Years from now, when Georgia is a teen or ::gulp:: a young woman, I wonder if she'll decide to read this blog I have kept of her life. If she does, this will be one of the posts that makes her roll her eyes and give me that look (I know the look it will be because I'm well-versed on the look myself). Then she'll say, "really mom, really? That's disgusting, thanks!" Me, I will just laugh and then promise to give the link to this post to any boyfriend she has in the near future.

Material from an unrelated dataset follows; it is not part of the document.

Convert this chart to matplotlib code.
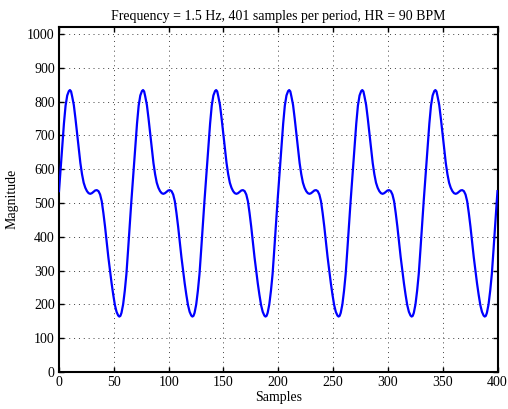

But until we get to those days, we have these days... which are currently filled with tiny panties splattered with hearts and rainbows and Dora scattered around the house, a pink plastic potty resting next to the ceramic version, constant reminders of "don't forget to tell mommy or daddy if you have to go potty" and the occasional yellow puddle on the floor. Yes, as of last Thursday, this house and all of its occupants are in potty training mode.
It took a day or two for Georgia to really get it, but now I think we're having more successes than misses, and we've almost filled up Georgia's potty sticker chart.
But - and here's the part where moms and dads will nod their heads in understanding, Georgia will one day scream "mom!" and everyone else will wrinkle their nose and say gross - up until today our potty successes have only been of the number one variety. That is, until today. Georgia pooped in the potty!! There, I said it, it's out there. Potty success!
I must admit, it is slightly odd that we parents beam with pride and do silly "potty dances" due to a lump of, well, you know, in the pink plastic potty. But hey, it's all relative... and we have one less diaper to pay for today.